= Problem to work on =
From the line with "What Plotly code" to the line with "-110, -75, 0]", both included, repeat each line exactly and leave out the pictures.

= Provided material =
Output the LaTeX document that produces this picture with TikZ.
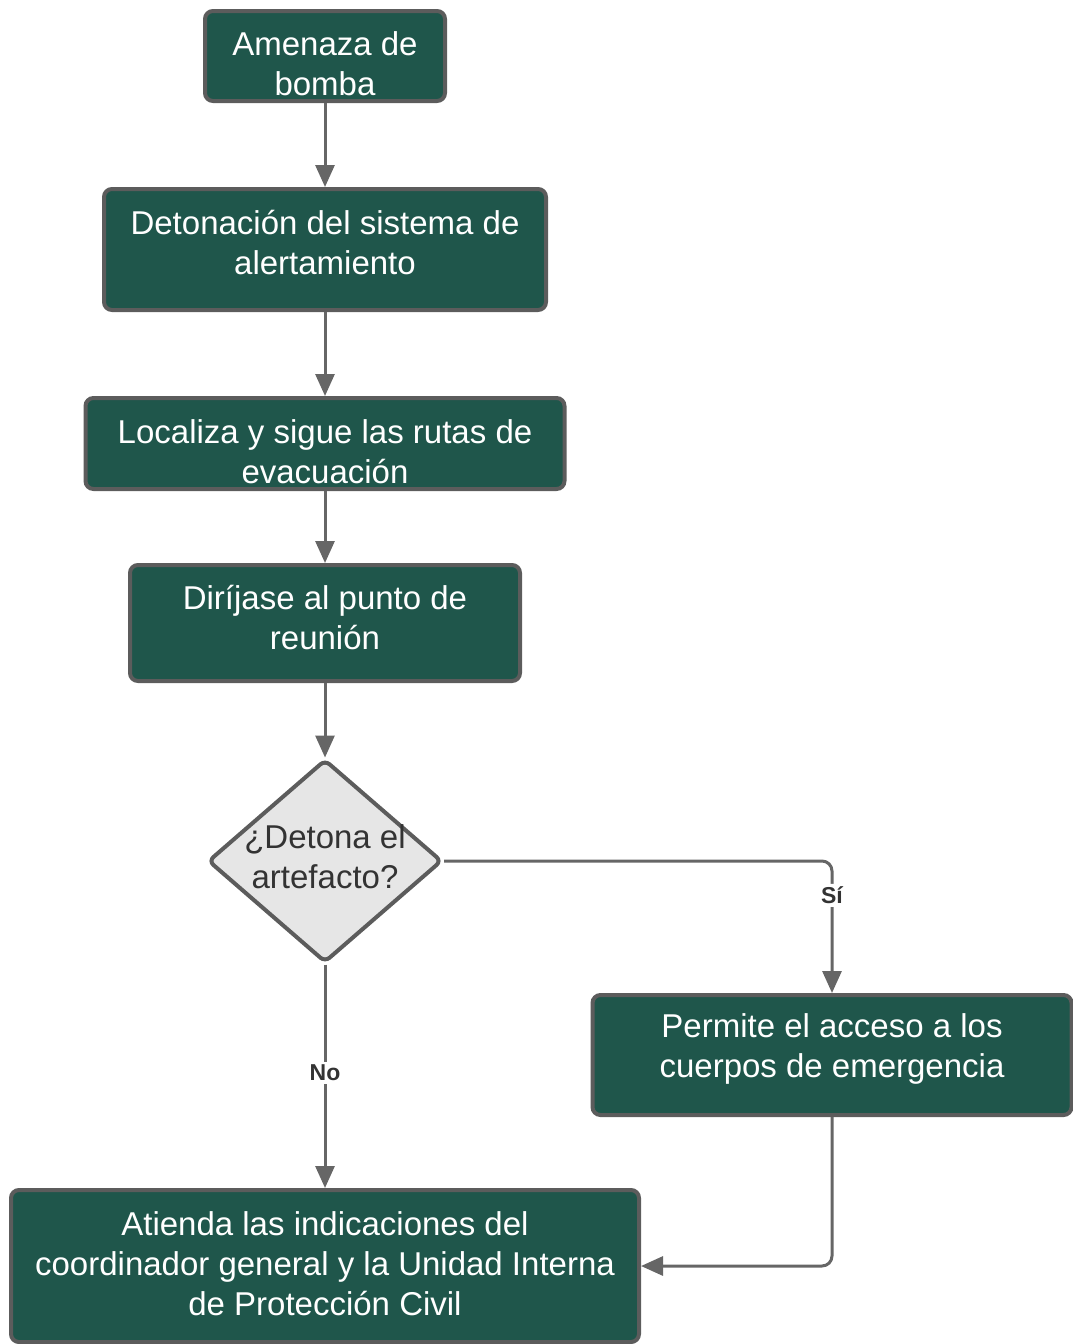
\documentclass[tikz,border=0pt]{standalone}
\usepackage{fontspec}
\setmainfont{Liberation Sans}
\usetikzlibrary{shapes.geometric,arrows.meta}
\definecolor{boxgreen}{HTML}{1F564B}
\definecolor{boxedge}{HTML}{5C5C5C}
\definecolor{linegray}{HTML}{666666}
\definecolor{decfill}{HTML}{E6E6E6}
\definecolor{labeltext}{HTML}{333333}
\tikzset{
  stepbox/.style={draw=boxedge, line width=4pt, fill=boxgreen, rounded corners=8pt,
    inner sep=0pt},
  steptext/.style={text=white, align=center, inner sep=0pt,
    font=\fontsize{33}{40}\selectfont},
  decision/.style={diamond, draw=boxedge, line width=4pt, fill=decfill, rounded corners=6pt,
    inner sep=0pt},
  dectext/.style={text=labeltext, align=center, inner sep=0pt,
    font=\fontsize{33}{40}\selectfont},
  flow/.style={draw=linegray, line width=3pt, -{Triangle[length=22pt,width=19pt]}},
  branch/.style={fill=white, text=labeltext, inner sep=3pt,
    font=\fontsize{23}{26}\selectfont\bfseries}
}
\begin{document}
\begin{tikzpicture}[x=1pt,y=-1pt]
\useasboundingbox (0,0) rectangle (1072,1344);
% boxes
\node[stepbox, minimum width=240, minimum height=90] (threat) at (325,56) {};
\node[stepbox, minimum width=442, minimum height=121] (alarm) at (325,249.5) {};
\node[stepbox, minimum width=479, minimum height=91] (routes) at (325,443.5) {};
\node[stepbox, minimum width=390, minimum height=116] (meet) at (325,623) {};
\node[decision, minimum width=234, minimum height=203] (detona) at (325,861) {};
\node[stepbox, minimum width=479, minimum height=120] (access) at (832,1055) {};
\node[stepbox, minimum width=628, minimum height=152] (attend) at (325,1266) {};
% box texts
\node[steptext] (threat-t) at (325,64) {Amenaza de\\bomba};
\node[steptext] (alarm-t) at (325,243) {Detonación del sistema de\\alertamiento};
\node[steptext] (routes-t) at (325,452) {Localiza y sigue las rutas de\\evacuación};
\node[steptext] (meet-t) at (325,618) {Diríjase al punto de\\reunión};
\node[dectext] (detona-t) at (325,857) {¿Detona el\\artefacto?};
\node[steptext] (access-t) at (832,1049) {Permite el acceso a los\\cuerpos de emergencia};
\node[steptext] (attend-t) at (325,1264) {Atienda las indicaciones del\\coordinador general y la Unidad Interna\\de Protección Civil};
% connectors
\draw[flow] (threat) -- (alarm);
\draw[flow] (alarm) -- (routes);
\draw[flow] (routes) -- (meet);
\draw[flow] (meet) -- (detona);
\draw[flow, rounded corners=10pt] (detona.east) -| node[branch, pos=0.63] {Sí} (access.north);
\draw[flow] (detona.south) -- node[branch, pos=0.485] {No} (attend.north);
\draw[flow, rounded corners=10pt] (access.south) |- (attend.east);
\end{tikzpicture}
\end{document}
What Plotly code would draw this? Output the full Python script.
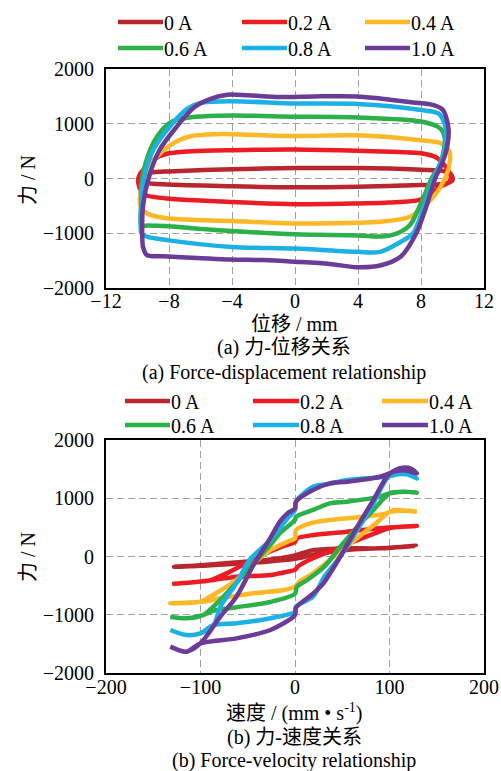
import plotly.graph_objects as go

# ---------------- data ----------------
CURRENTS = ["0 A", "0.2 A", "0.4 A", "0.6 A", "0.8 A", "1.0 A"]
COLORS = ["#b8272e", "#ed1c24", "#fdb827", "#2bb04a", "#1cb1e6", "#6a3c97"]

X_TICKS_A = [-12, -8, -4, 0, 4, 8, 12]
X_TICKS_B = [-200, -100, 0, 100, 200]
Y_TICKS = [-2000, -1000, 0, 1000, 2000]

# (a) force-displacement loops: displacement (mm), force (N)
DISP_00 = [-9.9, -9.6, -9.0, -8.0, -4.0, 0.0, 4.0, 8.0, 9.4, 9.9, 10.0, 9.4, 8.0, 4.0, 0.0, -4.0, -8.0, -9.5, -9.9]
FORCE_D_00 = [0, 80, 115, 130, 170, 190, 190, 160, 140, 80, -30, -100, -120, -150, -160, -140, -110, -75, 0]

DISP_02 = [-9.95, -9.8, -9.4, -8.8, -8.0, -6.5, -4.0, 0.0, 4.0, 8.0, 9.0, 9.6, 9.9, 9.8, 9.1, 8.0, 6.0, 4.0, 0.0, -4.0, -8.15, -9.4, -9.75, -9.95, -9.95]
FORCE_D_02 = [0, 100, 220, 380, 460, 500, 518, 530, 506, 460, 380, 200, 20, -60, -170, -380, -440, -455, -470, -430, -365, -310, -240, -80, 0]

DISP_04 = [-9.85, -9.8, -9.6, -9.2, -8.5, -7.5, -6.5, -5.0, -4.0, 0.0, 4.0, 8.0, 9.3, 9.8, 9.85, 9.6, 8.8, 7.3, 5.4, 4.0, 0.0, -4.0, -8.0, -9.3, -9.7, -9.85]
FORCE_D_04 = [-450, -250, 0, 250, 480, 680, 780, 810, 810, 775, 790, 700, 640, 500, 350, 50, -330, -700, -790, -810, -820, -775, -730, -650, -560, -450]

DISP_06 = [-9.75, -9.75, -9.7, -9.2, -8.6, -7.8, -6.8, -5.5, -4.0, 0.0, 4.0, 8.0, 9.2, 9.5, 9.4, 9.1, 8.67, 8.0, 7.3, 6.5, 5.5, 4.0, 0.0, -4.0, -6.0, -8.0, -9.3, -9.75]
FORCE_D_06 = [-850, -400, 0, 520, 830, 1040, 1110, 1140, 1150, 1130, 1115, 1040, 920, 750, 450, 200, 0, -450, -850, -1000, -1060, -1040, -1020, -960, -920, -870, -860, -850]

DISP_08 = [-9.75, -9.75, -9.6, -9.0, -7.8, -6.8, -6.0, -4.0, 0.0, 4.0, 8.0, 9.1, 9.5, 9.6, 9.4, 8.8, 8.2, 7.5, 6.7, 5.4, 4.0, 0.0, -4.0, -8.0, -9.4, -9.75]
FORCE_D_08 = [-1000, -500, 0, 520, 1000, 1280, 1380, 1410, 1370, 1360, 1250, 1190, 1000, 780, 400, 0, -500, -1000, -1160, -1340, -1340, -1280, -1250, -1130, -1060, -1000]

DISP_10 = [-9.7, -9.65, -9.3, -8.6, -7.5, -6.4, -5.4, -4.3, -3.0, -1.0, 1.2, 3.9, 5.4, 7.5, 8.8, 9.4, 9.75, 9.6, 9.3, 8.9, 8.35, 7.7, 6.7, 5.4, 3.9, 2.2, 0.0, -2.0, -4.1, -6.2, -8.4, -9.4, -9.65, -9.7]
FORCE_D_10 = [-1000, -500, 0, 520, 950, 1300, 1450, 1530, 1520, 1490, 1500, 1500, 1460, 1390, 1340, 1250, 900, 500, 250, 0, -500, -1000, -1430, -1590, -1620, -1560, -1520, -1490, -1480, -1450, -1420, -1400, -1250, -1000]

# (b) force-velocity loops: velocity (mm/s), force (N)
VEL_00 = [-128, -100, -60, -30, 0, 20, 55, 90, 128, 100, 60, 30, 0, -30, -60, -100, -128]
FORCE_V_00 = [-175, -150, -100, -60, 20, 110, 140, 140, 185, 150, 120, 60, -40, -90, -120, -160, -175]

VEL_02 = [-130, -110, -90, -70, -50, -30, -10, 0, 2, 20, 55, 90, 129, 100, 90, 62, 41, 19, 3, 0, -8, -26, -62, -86, -110, -130]
FORCE_V_02 = [-470, -445, -410, -270, -100, 60, 190, 250, 310, 370, 426, 484, 524, 490, 430, 254, 112, -30, -170, -230, -260, -318, -347, -403, -445, -470]

VEL_04 = [-132, -100, -90, -62, -44, -26, -8, 0, 1, 16, 37, 72, 97, 104, 115, 129, 115, 100, 85, 72, 55, 37, 19, 5, 0, -12, -44, -79, -97, -132]
FORCE_V_04 = [-804, -775, -690, -403, -117, 112, 254, 312, 455, 570, 627, 683, 740, 798, 790, 770, 790, 760, 560, 398, 170, -60, -288, -430, -518, -575, -632, -718, -775, -804]

VEL_06 = [-132, -115, -97, -80, -62, -44, -26, -16, 0, 1, 19, 37, 55, 90, 100, 115, 129, 115, 100, 83, 66, 48, 31, 13, 2, 0, -26, -62, -86, -97, -115, -132]
FORCE_V_06 = [-1033, -1061, -1004, -760, -450, -120, 200, 400, 627, 684, 800, 913, 941, 1027, 1084, 1113, 1096, 1110, 1084, 798, 512, 170, -175, -403, -520, -640, -780, -870, -930, -1004, -1061, -1033]

VEL_08 = [-132, -115, -100, -86, -79, -62, -48, -26, -8, 0, 1, 19, 37, 55, 90, 100, 118, 129, 118, 100, 83, 66, 48, 31, 19, 1, 0, -26, -62, -86, -100, -115, -132]
FORCE_V_08 = [-1262, -1348, -1318, -1176, -861, -461, -60, 283, 655, 798, 941, 1198, 1250, 1313, 1360, 1383, 1428, 1342, 1410, 1383, 913, 455, 0, -347, -690, -861, -947, -1061, -1147, -1176, -1318, -1348, -1262]

VEL_10 = [-132, -115, -100, -79, -62, -44, -26, -16, -8, 0, 1, 19, 37, 55, 90, 100, 111, 122, 129, 115, 100, 83, 66, 48, 30, 19, 1, 0, -26, -62, -100, -115, -132]
FORCE_V_10 = [-1548, -1634, -1490, -1033, -690, -150, 320, 598, 740, 827, 941, 1142, 1256, 1284, 1370, 1428, 1514, 1514, 1428, 1480, 1420, 970, 512, 0, -461, -640, -880, -1004, -1262, -1405, -1490, -1634, -1548]

DISP = [DISP_00, DISP_02, DISP_04, DISP_06, DISP_08, DISP_10]
FORCE_D = [FORCE_D_00, FORCE_D_02, FORCE_D_04, FORCE_D_06, FORCE_D_08, FORCE_D_10]
VEL = [VEL_00, VEL_02, VEL_04, VEL_06, VEL_08, VEL_10]
FORCE_V = [FORCE_V_00, FORCE_V_02, FORCE_V_04, FORCE_V_06, FORCE_V_08, FORCE_V_10]

# ---------------- figure ----------------
W, H = 501, 771
FONT = "Liberation Serif, Times New Roman, Noto Sans CJK SC, serif"
FS = 20
LW = 4.5

def px(x):
    return x / W

def py(y):
    return 1 - y / H

fig = go.Figure()
for i in range(6):
    fig.add_trace(go.Scatter(x=DISP[i], y=FORCE_D[i], mode="lines", name=CURRENTS[i],
                             line=dict(color=COLORS[i], width=LW, shape="spline", smoothing=0.8),
                             xaxis="x", yaxis="y", showlegend=False, hoverinfo="skip"))
for i in range(6):
    fig.add_trace(go.Scatter(x=VEL[i], y=FORCE_V[i], mode="lines", name=CURRENTS[i],
                             line=dict(color=COLORS[i], width=LW, shape="spline", smoothing=0.8),
                             xaxis="x2", yaxis="y2", showlegend=False, hoverinfo="skip"))

axis_common = dict(showline=True, mirror=True, linecolor="black", linewidth=2,
                   showgrid=True, gridcolor="#a0a0a0", gridwidth=1.3, griddash="7px,4px",
                   zeroline=False, ticks="", tickfont=dict(family=FONT, size=FS, color="black"),
                   tickmode="array", automargin=False)

dom_x = [px(106), px(484)]
fig.update_layout(
    template="none",
    width=W, height=H, margin=dict(l=0, r=0, t=0, b=0, pad=0),
    paper_bgcolor="white", plot_bgcolor="white",
    font=dict(family=FONT, size=FS, color="black"),
    xaxis=dict(domain=dom_x, range=[-12, 12], tickvals=X_TICKS_A,
               ticktext=[str(v).replace("-", "\u2212") for v in X_TICKS_A],
               anchor="y", ticklabelstandoff=-6, **axis_common),
    yaxis=dict(domain=[py(288), py(69)], range=[-2000, 2000], tickvals=Y_TICKS,
               ticktext=[str(v).replace("-", "\u2212") for v in Y_TICKS],
               anchor="x", ticklabelstandoff=6, **axis_common),
    xaxis2=dict(domain=dom_x, range=[-200, 200], tickvals=X_TICKS_B,
                ticktext=[str(v).replace("-", "\u2212") for v in X_TICKS_B],
                anchor="y2", ticklabelstandoff=-5, **axis_common),
    yaxis2=dict(domain=[py(673), py(440)], range=[-2000, 2000], tickvals=Y_TICKS,
                ticktext=[str(v).replace("-", "\u2212") for v in Y_TICKS],
                anchor="x2", ticklabelstandoff=6, **axis_common),
)

shapes = []
annotations = []

def legend(rows_y, cols_x0, cols_x1):
    for i, name in enumerate(CURRENTS):
        r, c = divmod(i, 3)
        y = rows_y[r]
        shapes.append(dict(type="line", xref="paper", yref="paper",
                           x0=px(cols_x0[c]), x1=px(cols_x1[c]), y0=py(y), y1=py(y),
                           line=dict(color=COLORS[i], width=LW)))
        annotations.append(dict(xref="paper", yref="paper", x=px(cols_x1[c] - 1), y=py(y + 1),
                                text=name, showarrow=False, xanchor="left", yanchor="middle",
                                font=dict(family=FONT, size=FS, color="black")))

legend([22, 48], [118, 242, 365], [163, 287, 410])
legend([401, 425], [125, 253, 382], [170, 299, 428])

def text(x, y, t, angle=0):
    annotations.append(dict(xref="paper", yref="paper", x=px(x), y=py(y), text=t,
                            showarrow=False, xanchor="center", yanchor="middle", textangle=angle,
                            font=dict(family=FONT, size=FS, color="black")))

text(28, 180, "力 / N", -90)
text(28, 557, "力 / N", -90)
text(294, 324, "位移 / mm")
text(284, 348, "(a) 力-位移关系")
text(284, 372, "(a) Force-displacement relationship")
text(294, 712, "速度 / (mm • s<sup>-1</sup>)")
text(294, 737, "(b) 力-速度关系")
text(294, 760, "(b) Force-velocity relationship")

fig.update_layout(shapes=shapes, annotations=annotations)
fig.write_html("out.html")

= Result below =
What Plotly code would draw this? Output the full Python script.
import plotly.graph_objects as go

# ---------------- data ----------------
CURRENTS = ["0 A", "0.2 A", "0.4 A", "0.6 A", "0.8 A", "1.0 A"]
COLORS = ["#b8272e", "#ed1c24", "#fdb827", "#2bb04a", "#1cb1e6", "#6a3c97"]

X_TICKS_A = [-12, -8, -4, 0, 4, 8, 12]
X_TICKS_B = [-200, -100, 0, 100, 200]
Y_TICKS = [-2000, -1000, 0, 1000, 2000]

# (a) force-displacement loops: displacement (mm), force (N)
DISP_00 = [-9.9, -9.6, -9.0, -8.0, -4.0, 0.0, 4.0, 8.0, 9.4, 9.9, 10.0, 9.4, 8.0, 4.0, 0.0, -4.0, -8.0, -9.5, -9.9]
FORCE_D_00 = [0, 80, 115, 130, 170, 190, 190, 160, 140, 80, -30, -100, -120, -150, -160, -140, -110, -75, 0]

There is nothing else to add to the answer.